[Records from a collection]
START
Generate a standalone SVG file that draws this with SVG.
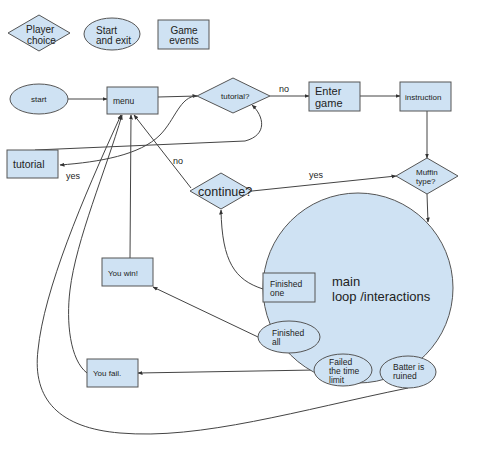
<svg xmlns="http://www.w3.org/2000/svg" width="500" height="451" viewBox="0 0 500 451">
<defs>
<marker id="ah" viewBox="0 0 10 10" refX="9" refY="5" markerWidth="5" markerHeight="5" orient="auto" markerUnits="userSpaceOnUse">
<path d="M0,1 L10,5 L0,9 z" fill="#333"/>
</marker>
</defs>
<style>
.n{fill:#cfe2f3;stroke:#555;stroke-width:1}
.c{fill:none;stroke:#444;stroke-width:1;marker-end:url(#ah)}
text{font-family:"Liberation Sans",Arial,sans-serif;fill:#222;dominant-baseline:central}
.l{font-size:9px}
</style>
<rect width="500" height="451" fill="#fff"/>
<g id="legend-choice"><polygon class="n" points="8,33 39,15 70,33 39,51"/><text x="26" y="29" font-size="10">Player</text><text x="27" y="40" font-size="10">choice</text></g>
<g id="legend-start"><ellipse class="n" cx="112" cy="34" rx="28" ry="16"/><text x="96" y="30" font-size="10">Start</text><text x="96" y="40" font-size="10">and exit</text></g>
<g id="legend-events"><rect class="n" x="158" y="20" width="51" height="29"/><text x="184" y="30" font-size="10" text-anchor="middle">Game</text><text x="184" y="40" font-size="10" text-anchor="middle">events</text></g>

<g id="connectors">
<path class="c" d="M68,99 L107,99"/>
<path class="c" d="M158,97 L197,96"/>
<path class="c" d="M197,96 C180,96 175,120 160,135 C140,155 100,162 60,165"/>
<path class="c" d="M35,150 L245,141 C268,135 264,116 252,105"/>
<path class="c" d="M270,96 L309,96"/>
<path class="c" d="M360,96 L400,96"/>
<path class="c" d="M427,111 L427,158"/>
<path class="c" d="M427,194 L428,222"/>
<path class="c" d="M252,191 L396,176"/>
<path class="c" d="M191,188 L134,115"/>
<path class="c" d="M263,289 C235,280 222,262 221,210"/>
<path class="c" d="M258,337 L153,287"/>
<path class="c" d="M130,258 L131,115"/>
<path class="c" d="M315,370 L138,373"/>
<path class="c" d="M87,373 C70,360 66,322 70,290 C76,240 106,170 122,115"/>
<path class="c" d="M408,388 C300,410 200,440 120,433 C60,428 32,400 38,350 C44,290 82,200 121,115"/>
</g>

<g id="start"><ellipse class="n" cx="39" cy="99" rx="29" ry="15"/><text x="31" y="99" font-size="8">start</text></g>
<g id="menu"><rect class="n" x="107" y="87" width="51" height="27"/><text x="113" y="101" font-size="8.5">menu</text></g>
<g id="tutorialq"><polygon class="n" points="197,96 233,78 270,96 233,113"/><text x="221" y="96" font-size="8">tutorial?</text></g>
<g id="enter"><rect class="n" x="309" y="82" width="51" height="29"/><text x="315" y="91" font-size="11">Enter</text><text x="315" y="103" font-size="11">game</text></g>
<g id="instruction"><rect class="n" x="400" y="82" width="51" height="29"/><text x="405" y="97" font-size="8">instruction</text></g>
<g id="tutorial"><rect class="n" x="7" y="150" width="51" height="28"/><text x="13" y="164" font-size="10.5">tutorial</text></g>
<g id="muffin"><polygon class="n" points="396,176 427,158 458,176 427,194"/><text x="416" y="172" font-size="8">Muffin</text><text x="416" y="181" font-size="8">type?</text></g>
<g id="main"><circle class="n" cx="358" cy="288" r="95"/><text x="332" y="281" font-size="13">main</text><text x="332" y="296" font-size="13">loop /interactions</text></g>
<g id="continue"><polygon class="n" points="190,191 221,173 252,191 221,209"/><text x="198" y="192" font-size="12.5">continue?</text></g>
<g id="finished-one"><rect class="n" x="263" y="273" width="52" height="29"/><text x="270" y="284" font-size="8.5">Finished</text><text x="270" y="293" font-size="8.5">one</text></g>
<g id="finished-all"><ellipse class="n" cx="289" cy="337" rx="31" ry="16"/><text x="272" y="333" font-size="8.5">Finished</text><text x="272" y="342" font-size="8.5">all</text></g>
<g id="failed"><ellipse class="n" cx="343" cy="370" rx="29" ry="16"/><text x="329" y="362" font-size="8.5">Failed</text><text x="329" y="371" font-size="8.5">the time</text><text x="329" y="380" font-size="8.5">limit</text></g>
<g id="batter"><ellipse class="n" cx="408" cy="372" rx="28" ry="16"/><text x="393" y="367" font-size="8.5">Batter is</text><text x="393" y="376" font-size="8.5">ruined</text></g>
<g id="win"><rect class="n" x="102" y="258" width="51" height="28"/><text x="108" y="273" font-size="8">You win!</text></g>
<g id="fail"><rect class="n" x="87" y="359" width="51" height="28"/><text x="93" y="373" font-size="8">You fail.</text></g>

<g id="labels">
<text class="l" x="66" y="176">yes</text>
<text class="l" x="279" y="89">no</text>
<text class="l" x="173" y="161">no</text>
<text class="l" x="309" y="175">yes</text>
</g>
</svg>
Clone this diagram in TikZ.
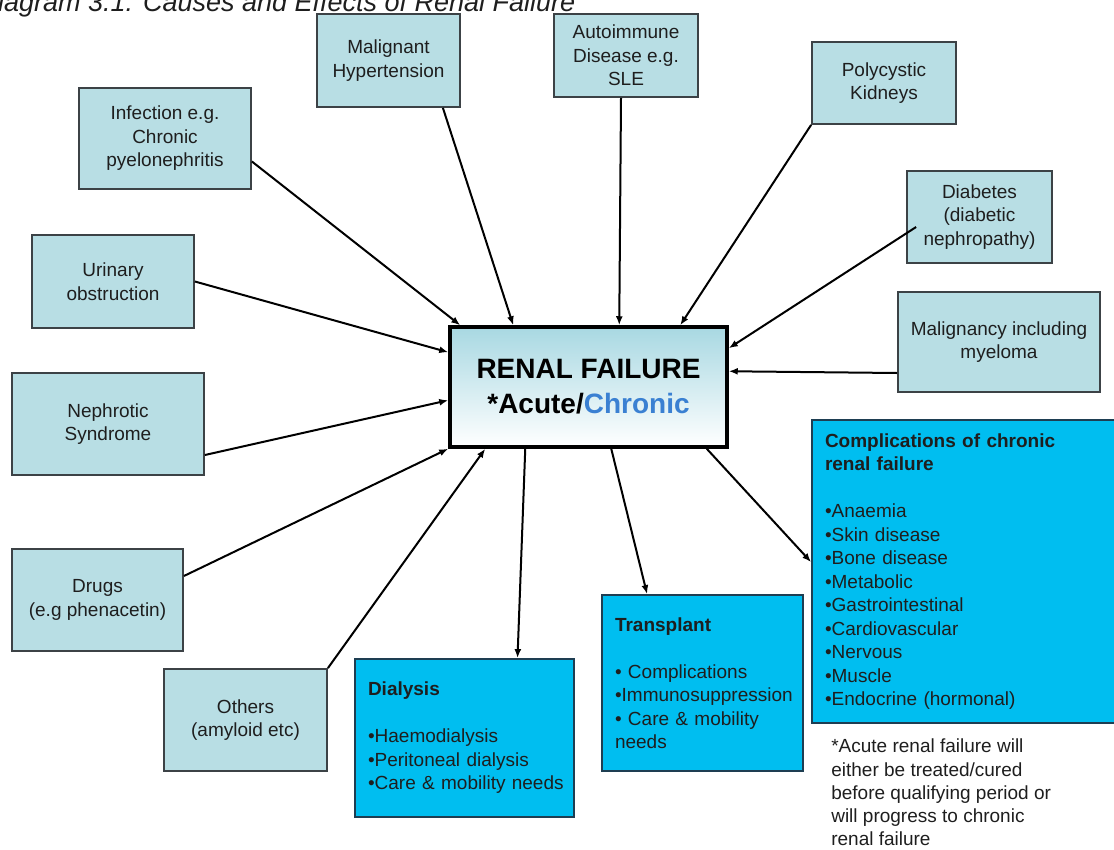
\documentclass[tikz,border=0pt]{standalone}
\usepackage{fontspec}
\setmainfont{Liberation Sans}
\usepackage{tikz}
\usetikzlibrary{arrows.meta,positioning,calc}
\definecolor{causefill}{RGB}{184,222,228}
\definecolor{causeline}{RGB}{60,66,70}
\definecolor{effectfill}{RGB}{0,190,240}
\definecolor{effectline}{RGB}{30,62,82}
\definecolor{renaltop}{RGB}{168,216,226}
\definecolor{chronicblue}{RGB}{58,128,210}
\definecolor{darktext}{RGB}{30,30,30}

\begin{document}
\begin{tikzpicture}
    [x=1pt, y=-1pt,
    cause/.style={rectangle, draw=causeline, line width=1.8pt, fill=causefill, text centered, align=center, text=darktext, font=\fontsize{19}{23.5}\selectfont, inner sep=2pt},
    effect/.style={rectangle, draw=effectline, line width=1.8pt, fill=effectfill, align=left, text=darktext, font=\fontsize{19}{23.5}\selectfont, inner xsep=13pt},
    arrow/.style={-{Latex[length=9pt,width=7pt]}, line width=2pt}]
    \useasboundingbox (0,0) rectangle (1114,849);
    \clip (0,0) rectangle (1114,849);

    \node (title) [anchor=base west, font=\fontsize{27}{32}\selectfont\itshape, text=darktext] at (-25,11) {Diagram 3.1: Causes and Effects of Renal Failure};

    \node (renal) [rectangle, draw=black, line width=3.5pt, top color=renaltop, bottom color=white, minimum width=277pt, minimum height=120pt, align=center, font=\fontsize{28}{35}\selectfont\bfseries] at (588.5,387) {RENAL FAILURE\\*Acute/\textcolor{chronicblue}{Chronic}};

    % causes
    \node (infect) [cause, minimum width=172pt, minimum height=101pt] at (165,138.5) {Infection e.g.\\Chronic\\pyelonephritis};
    \node (malig) [cause, minimum width=143pt, minimum height=93pt] at (388.5,60.5) {Malignant\\Hypertension};
    \node (autoimm) [cause, minimum width=144pt, minimum height=83pt] at (626,55.5) {Autoimmune\\Disease e.g.\\SLE};
    \node (polycys) [cause, minimum width=144pt, minimum height=82pt] at (884,83) {Polycystic\\Kidneys};
    \node (diab) [cause, minimum width=145pt, minimum height=92pt] at (979.5,217) {Diabetes\\(diabetic\\nephropathy)};
    \node (malign) [cause, minimum width=202pt, minimum height=100pt] at (999,342) {Malignancy including\\myeloma};
    \node (urin) [cause, minimum width=162pt, minimum height=93pt] at (113,281.5) {Urinary\\obstruction};
    \node (nephr) [cause, minimum width=192pt, minimum height=102pt] at (108,424) {Nephrotic\\Syndrome};
    \node (drugs) [cause, minimum width=171pt, minimum height=102pt] at (97.5,600) {Drugs\\(e.g phenacetin)};
    \node (others) [cause, minimum width=163pt, minimum height=102pt] at (245.5,720) {Others\\(amyloid etc)};

    % effects
    \node (dialysis) [effect, minimum width=219pt, minimum height=158pt, text width=193pt] at (464.5,738) {\textbf{Dialysis}\\[23.5pt]•Haemodialysis\\•Peritoneal dialysis\\\mbox{•Care \& mobility needs}};
    \node (transpl) [effect, minimum width=201pt, minimum height=176pt, text width=175pt] at (702.5,683) {\textbf{Transplant}\\[23.5pt]• Complications\\•Immunosuppression\\• Care \& mobility\\needs};
    \node (compl) [effect, minimum width=306pt, minimum height=303pt, text width=280pt] at (965,571.5) {\textbf{Complications of chronic}\\\textbf{renal failure}\\[23.5pt]•Anaemia\\•Skin disease\\•Bone disease\\•Metabolic\\•Gastrointestinal\\•Cardiovascular\\•Nervous\\•Muscle\\•Endocrine (hormonal)};

    \node (note) [below right=15pt and 20pt of compl.south west, align=left, inner sep=0pt, text=darktext, font=\fontsize{19}{23.2}\selectfont] {*Acute renal failure will\\either be treated/cured\\before qualifying period or\\will progress to chronic\\renal failure};

    \draw[arrow] ($(infect.east)+(0,23)$) -- ($(renal.north west)+(12,0)$);
    \draw[arrow] ($(malig.south east)+(-18,0)$) -- ($(renal.north west)+(65,0)$);
    \draw[arrow] ($(autoimm.south)+(-5,0)$) -- ($(renal.north west)+(171,0)$);
    \draw[arrow] (polycys.south west) -- ($(renal.north west)+(232,0)$);
    \draw[arrow] ($(diab.west)+(10,10)$) -- ($(renal.north east)+(0,23)$);
    \draw[arrow] ($(malign.west)+(0,31)$) -- ($(renal.north east)+(0,46)$);
    \draw[arrow] (urin.east) -- ($(renal.north west)+(0,27)$);
    \draw[arrow] ($(nephr.east)+(0,31)$) -- ($(renal.north west)+(0,75)$);
    \draw[arrow] ($(drugs.east)+(0,-24)$) -- (renal.south west);
    \draw[arrow] (others.north east) -- ($(renal.south west)+(37,0)$);

    \draw[arrow] ($(renal.south west)+(77,0)$) -- ($(dialysis.north)+(53,0)$);
    \draw[arrow] ($(renal.south west)+(163,0)$) -- ($(transpl.north west)+(46,0)$);
    \draw[arrow] ($(renal.south east)+(-22,0)$) -- ($(compl.north west)+(0,143)$);

  \end{tikzpicture}
\end{document}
END
Where a line above holds the string "standalone", show that line.

Generate a standalone SVG file that draws this with SVG.
\documentclass[tikz,border=0pt]{standalone}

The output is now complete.